Set task – Copy out all lines that hold "this".

Materials provided –
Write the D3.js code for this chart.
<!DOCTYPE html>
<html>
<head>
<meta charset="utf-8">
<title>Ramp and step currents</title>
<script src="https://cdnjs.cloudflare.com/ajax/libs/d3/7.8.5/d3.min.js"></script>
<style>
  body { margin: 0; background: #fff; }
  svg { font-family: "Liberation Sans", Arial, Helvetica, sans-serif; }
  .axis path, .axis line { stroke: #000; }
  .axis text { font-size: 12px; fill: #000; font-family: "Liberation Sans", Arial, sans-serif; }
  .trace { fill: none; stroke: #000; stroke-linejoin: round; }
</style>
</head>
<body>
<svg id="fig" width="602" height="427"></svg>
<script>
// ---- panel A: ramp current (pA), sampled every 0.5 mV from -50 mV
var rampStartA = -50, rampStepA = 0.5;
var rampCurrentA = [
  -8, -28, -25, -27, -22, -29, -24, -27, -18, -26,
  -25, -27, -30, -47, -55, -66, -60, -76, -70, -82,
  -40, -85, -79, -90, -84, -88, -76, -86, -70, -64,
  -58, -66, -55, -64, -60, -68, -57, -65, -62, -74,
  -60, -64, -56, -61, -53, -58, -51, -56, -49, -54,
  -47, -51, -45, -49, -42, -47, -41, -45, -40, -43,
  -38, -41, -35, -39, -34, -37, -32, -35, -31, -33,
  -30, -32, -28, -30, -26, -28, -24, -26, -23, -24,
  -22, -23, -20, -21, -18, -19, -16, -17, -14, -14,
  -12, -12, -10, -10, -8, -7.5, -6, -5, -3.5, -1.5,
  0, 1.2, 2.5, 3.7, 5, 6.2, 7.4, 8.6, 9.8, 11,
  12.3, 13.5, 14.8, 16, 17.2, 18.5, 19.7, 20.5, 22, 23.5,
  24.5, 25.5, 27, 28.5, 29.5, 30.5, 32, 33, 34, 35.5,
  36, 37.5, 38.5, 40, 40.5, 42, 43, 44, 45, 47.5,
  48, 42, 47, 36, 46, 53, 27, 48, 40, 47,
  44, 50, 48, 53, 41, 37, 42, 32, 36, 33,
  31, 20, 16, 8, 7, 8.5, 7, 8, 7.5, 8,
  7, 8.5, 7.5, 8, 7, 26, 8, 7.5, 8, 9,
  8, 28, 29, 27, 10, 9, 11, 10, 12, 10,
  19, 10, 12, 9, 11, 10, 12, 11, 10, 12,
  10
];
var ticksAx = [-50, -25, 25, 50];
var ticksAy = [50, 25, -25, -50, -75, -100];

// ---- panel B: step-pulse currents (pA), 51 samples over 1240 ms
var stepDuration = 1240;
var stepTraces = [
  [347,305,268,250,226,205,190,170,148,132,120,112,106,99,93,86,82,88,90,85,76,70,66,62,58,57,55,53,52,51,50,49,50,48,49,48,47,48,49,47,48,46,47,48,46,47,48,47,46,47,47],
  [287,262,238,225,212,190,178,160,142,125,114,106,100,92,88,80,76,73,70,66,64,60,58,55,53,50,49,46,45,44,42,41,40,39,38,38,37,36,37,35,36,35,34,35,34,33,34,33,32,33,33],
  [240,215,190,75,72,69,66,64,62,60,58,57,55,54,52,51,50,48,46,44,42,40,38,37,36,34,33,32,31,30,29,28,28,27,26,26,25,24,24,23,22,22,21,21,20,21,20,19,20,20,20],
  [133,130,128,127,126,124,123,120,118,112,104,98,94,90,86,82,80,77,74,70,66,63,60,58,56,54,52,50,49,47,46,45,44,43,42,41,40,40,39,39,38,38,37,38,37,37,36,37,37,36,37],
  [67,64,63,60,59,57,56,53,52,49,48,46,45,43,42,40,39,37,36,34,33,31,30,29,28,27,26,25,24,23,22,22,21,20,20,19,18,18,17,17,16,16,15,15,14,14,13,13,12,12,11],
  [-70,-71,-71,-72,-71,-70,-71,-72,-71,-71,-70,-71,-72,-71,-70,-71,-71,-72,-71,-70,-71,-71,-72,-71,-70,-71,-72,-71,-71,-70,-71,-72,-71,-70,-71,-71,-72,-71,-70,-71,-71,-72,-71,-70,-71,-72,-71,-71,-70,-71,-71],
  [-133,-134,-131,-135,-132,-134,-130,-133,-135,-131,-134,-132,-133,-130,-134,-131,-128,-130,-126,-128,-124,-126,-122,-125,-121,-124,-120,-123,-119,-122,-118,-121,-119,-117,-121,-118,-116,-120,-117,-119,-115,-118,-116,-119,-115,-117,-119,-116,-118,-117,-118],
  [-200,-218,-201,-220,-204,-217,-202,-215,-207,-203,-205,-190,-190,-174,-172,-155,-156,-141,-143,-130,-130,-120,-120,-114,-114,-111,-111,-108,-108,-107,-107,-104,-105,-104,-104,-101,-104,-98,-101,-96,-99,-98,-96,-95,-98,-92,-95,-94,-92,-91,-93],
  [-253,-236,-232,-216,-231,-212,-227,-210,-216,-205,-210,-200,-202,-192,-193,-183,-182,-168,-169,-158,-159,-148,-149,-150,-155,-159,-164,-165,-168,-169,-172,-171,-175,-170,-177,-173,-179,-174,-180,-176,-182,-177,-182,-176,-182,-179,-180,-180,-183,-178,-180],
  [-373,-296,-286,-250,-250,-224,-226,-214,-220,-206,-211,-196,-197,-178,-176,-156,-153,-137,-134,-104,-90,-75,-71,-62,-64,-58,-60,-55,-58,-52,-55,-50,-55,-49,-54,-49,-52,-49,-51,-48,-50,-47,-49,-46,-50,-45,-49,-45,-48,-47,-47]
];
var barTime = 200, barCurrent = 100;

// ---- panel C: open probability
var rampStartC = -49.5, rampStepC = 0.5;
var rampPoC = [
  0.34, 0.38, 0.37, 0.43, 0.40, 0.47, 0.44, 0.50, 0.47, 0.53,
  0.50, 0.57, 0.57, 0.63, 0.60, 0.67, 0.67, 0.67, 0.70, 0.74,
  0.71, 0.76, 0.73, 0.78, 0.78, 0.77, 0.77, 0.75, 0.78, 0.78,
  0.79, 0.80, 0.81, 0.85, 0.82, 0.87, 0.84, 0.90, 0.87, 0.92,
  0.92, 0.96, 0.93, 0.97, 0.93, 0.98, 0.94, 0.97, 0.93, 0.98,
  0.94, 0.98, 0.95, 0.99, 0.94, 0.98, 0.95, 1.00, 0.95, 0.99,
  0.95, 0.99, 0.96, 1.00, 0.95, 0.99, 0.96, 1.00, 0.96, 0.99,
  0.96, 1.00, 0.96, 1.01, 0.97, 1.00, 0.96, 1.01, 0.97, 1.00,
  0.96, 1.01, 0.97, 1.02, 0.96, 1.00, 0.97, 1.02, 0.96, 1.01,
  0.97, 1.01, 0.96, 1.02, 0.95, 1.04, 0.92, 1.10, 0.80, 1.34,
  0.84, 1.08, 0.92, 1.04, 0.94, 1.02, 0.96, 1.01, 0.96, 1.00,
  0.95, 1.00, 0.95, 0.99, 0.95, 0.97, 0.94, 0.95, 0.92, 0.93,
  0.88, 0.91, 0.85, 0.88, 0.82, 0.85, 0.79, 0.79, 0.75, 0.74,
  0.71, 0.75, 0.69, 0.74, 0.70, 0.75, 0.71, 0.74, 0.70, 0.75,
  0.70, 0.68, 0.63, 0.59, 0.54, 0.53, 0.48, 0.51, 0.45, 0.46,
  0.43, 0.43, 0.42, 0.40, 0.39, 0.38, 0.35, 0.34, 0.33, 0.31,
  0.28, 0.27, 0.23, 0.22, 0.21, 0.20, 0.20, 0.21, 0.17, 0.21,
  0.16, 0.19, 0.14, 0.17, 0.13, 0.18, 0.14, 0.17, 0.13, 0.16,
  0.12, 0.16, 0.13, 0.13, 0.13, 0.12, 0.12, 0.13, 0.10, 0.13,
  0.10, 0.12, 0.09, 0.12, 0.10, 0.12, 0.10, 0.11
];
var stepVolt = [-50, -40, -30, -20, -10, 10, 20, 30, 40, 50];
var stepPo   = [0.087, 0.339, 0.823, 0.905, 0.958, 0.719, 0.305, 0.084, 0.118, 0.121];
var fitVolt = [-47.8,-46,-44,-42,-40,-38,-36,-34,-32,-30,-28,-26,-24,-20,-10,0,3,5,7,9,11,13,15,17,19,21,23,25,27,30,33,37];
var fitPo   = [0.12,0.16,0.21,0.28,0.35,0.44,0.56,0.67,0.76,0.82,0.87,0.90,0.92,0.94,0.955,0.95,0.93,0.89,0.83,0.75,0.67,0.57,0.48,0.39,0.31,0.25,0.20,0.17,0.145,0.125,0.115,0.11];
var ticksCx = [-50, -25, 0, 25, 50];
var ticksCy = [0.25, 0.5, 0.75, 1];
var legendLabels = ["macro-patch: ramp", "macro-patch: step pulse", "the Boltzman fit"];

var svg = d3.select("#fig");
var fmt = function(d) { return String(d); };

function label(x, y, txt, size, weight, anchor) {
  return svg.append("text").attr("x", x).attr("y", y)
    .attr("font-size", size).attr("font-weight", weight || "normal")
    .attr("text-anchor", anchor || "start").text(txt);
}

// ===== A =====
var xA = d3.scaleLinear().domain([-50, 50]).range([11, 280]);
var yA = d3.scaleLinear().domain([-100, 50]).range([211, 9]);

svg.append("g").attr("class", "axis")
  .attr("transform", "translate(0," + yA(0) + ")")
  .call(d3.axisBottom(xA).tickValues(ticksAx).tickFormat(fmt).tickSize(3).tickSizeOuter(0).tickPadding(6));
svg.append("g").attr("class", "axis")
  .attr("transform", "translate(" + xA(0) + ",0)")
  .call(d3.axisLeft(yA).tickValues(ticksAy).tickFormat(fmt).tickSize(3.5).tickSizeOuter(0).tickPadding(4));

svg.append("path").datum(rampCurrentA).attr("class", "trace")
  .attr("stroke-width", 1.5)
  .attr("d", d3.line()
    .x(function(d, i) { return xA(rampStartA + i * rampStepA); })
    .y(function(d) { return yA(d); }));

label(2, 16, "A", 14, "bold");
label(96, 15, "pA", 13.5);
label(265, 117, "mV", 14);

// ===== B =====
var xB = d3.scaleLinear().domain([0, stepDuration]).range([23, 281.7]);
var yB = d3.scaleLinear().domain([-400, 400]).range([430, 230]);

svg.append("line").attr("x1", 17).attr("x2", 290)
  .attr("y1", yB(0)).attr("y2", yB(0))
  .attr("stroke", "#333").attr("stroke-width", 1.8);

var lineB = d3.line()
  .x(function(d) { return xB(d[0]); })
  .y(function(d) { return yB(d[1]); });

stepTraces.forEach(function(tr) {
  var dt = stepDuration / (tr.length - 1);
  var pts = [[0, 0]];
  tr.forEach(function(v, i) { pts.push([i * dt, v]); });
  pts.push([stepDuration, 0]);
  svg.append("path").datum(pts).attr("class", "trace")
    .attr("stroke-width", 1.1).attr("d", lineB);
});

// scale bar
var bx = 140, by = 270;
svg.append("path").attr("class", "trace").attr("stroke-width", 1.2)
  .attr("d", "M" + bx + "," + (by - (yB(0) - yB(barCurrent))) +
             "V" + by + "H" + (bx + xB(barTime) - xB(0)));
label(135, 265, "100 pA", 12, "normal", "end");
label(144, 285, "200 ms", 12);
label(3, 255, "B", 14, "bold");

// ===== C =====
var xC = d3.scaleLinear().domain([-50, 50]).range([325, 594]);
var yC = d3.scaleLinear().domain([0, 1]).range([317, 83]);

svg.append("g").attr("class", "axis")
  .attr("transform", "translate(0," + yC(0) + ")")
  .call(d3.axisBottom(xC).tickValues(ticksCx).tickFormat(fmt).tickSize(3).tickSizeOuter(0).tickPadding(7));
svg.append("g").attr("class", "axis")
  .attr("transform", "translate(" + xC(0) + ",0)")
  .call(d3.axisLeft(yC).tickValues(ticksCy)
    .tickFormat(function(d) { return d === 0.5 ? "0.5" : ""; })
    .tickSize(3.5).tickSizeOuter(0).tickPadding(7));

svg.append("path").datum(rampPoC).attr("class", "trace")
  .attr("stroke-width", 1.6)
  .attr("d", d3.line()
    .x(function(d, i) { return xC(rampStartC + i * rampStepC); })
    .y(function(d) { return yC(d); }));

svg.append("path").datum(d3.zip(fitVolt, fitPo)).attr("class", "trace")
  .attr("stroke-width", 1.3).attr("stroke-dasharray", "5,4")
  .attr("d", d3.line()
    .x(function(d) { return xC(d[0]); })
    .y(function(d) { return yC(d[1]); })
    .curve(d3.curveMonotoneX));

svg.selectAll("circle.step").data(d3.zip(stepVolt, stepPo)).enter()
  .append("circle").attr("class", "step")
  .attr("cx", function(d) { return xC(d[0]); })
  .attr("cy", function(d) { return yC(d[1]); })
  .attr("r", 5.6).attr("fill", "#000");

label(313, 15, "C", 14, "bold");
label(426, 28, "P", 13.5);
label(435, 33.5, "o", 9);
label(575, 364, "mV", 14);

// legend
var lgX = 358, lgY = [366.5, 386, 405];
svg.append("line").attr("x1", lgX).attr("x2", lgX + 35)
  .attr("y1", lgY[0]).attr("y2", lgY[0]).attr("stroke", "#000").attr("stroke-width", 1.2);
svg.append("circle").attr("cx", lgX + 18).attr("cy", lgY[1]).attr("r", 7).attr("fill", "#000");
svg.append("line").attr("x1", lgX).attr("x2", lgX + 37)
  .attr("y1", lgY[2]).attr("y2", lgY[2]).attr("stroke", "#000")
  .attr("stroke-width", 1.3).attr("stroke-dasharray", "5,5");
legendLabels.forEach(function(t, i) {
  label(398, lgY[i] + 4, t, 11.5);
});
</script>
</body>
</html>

* * *

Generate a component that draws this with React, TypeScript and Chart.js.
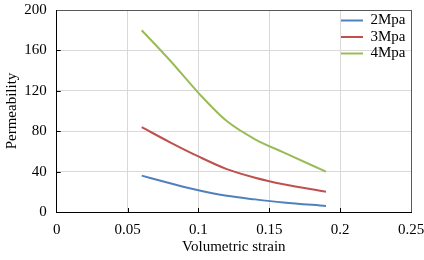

Answer –
Write the D3.js code for this chart.
Generate a component that draws this with React, TypeScript and Chart.js.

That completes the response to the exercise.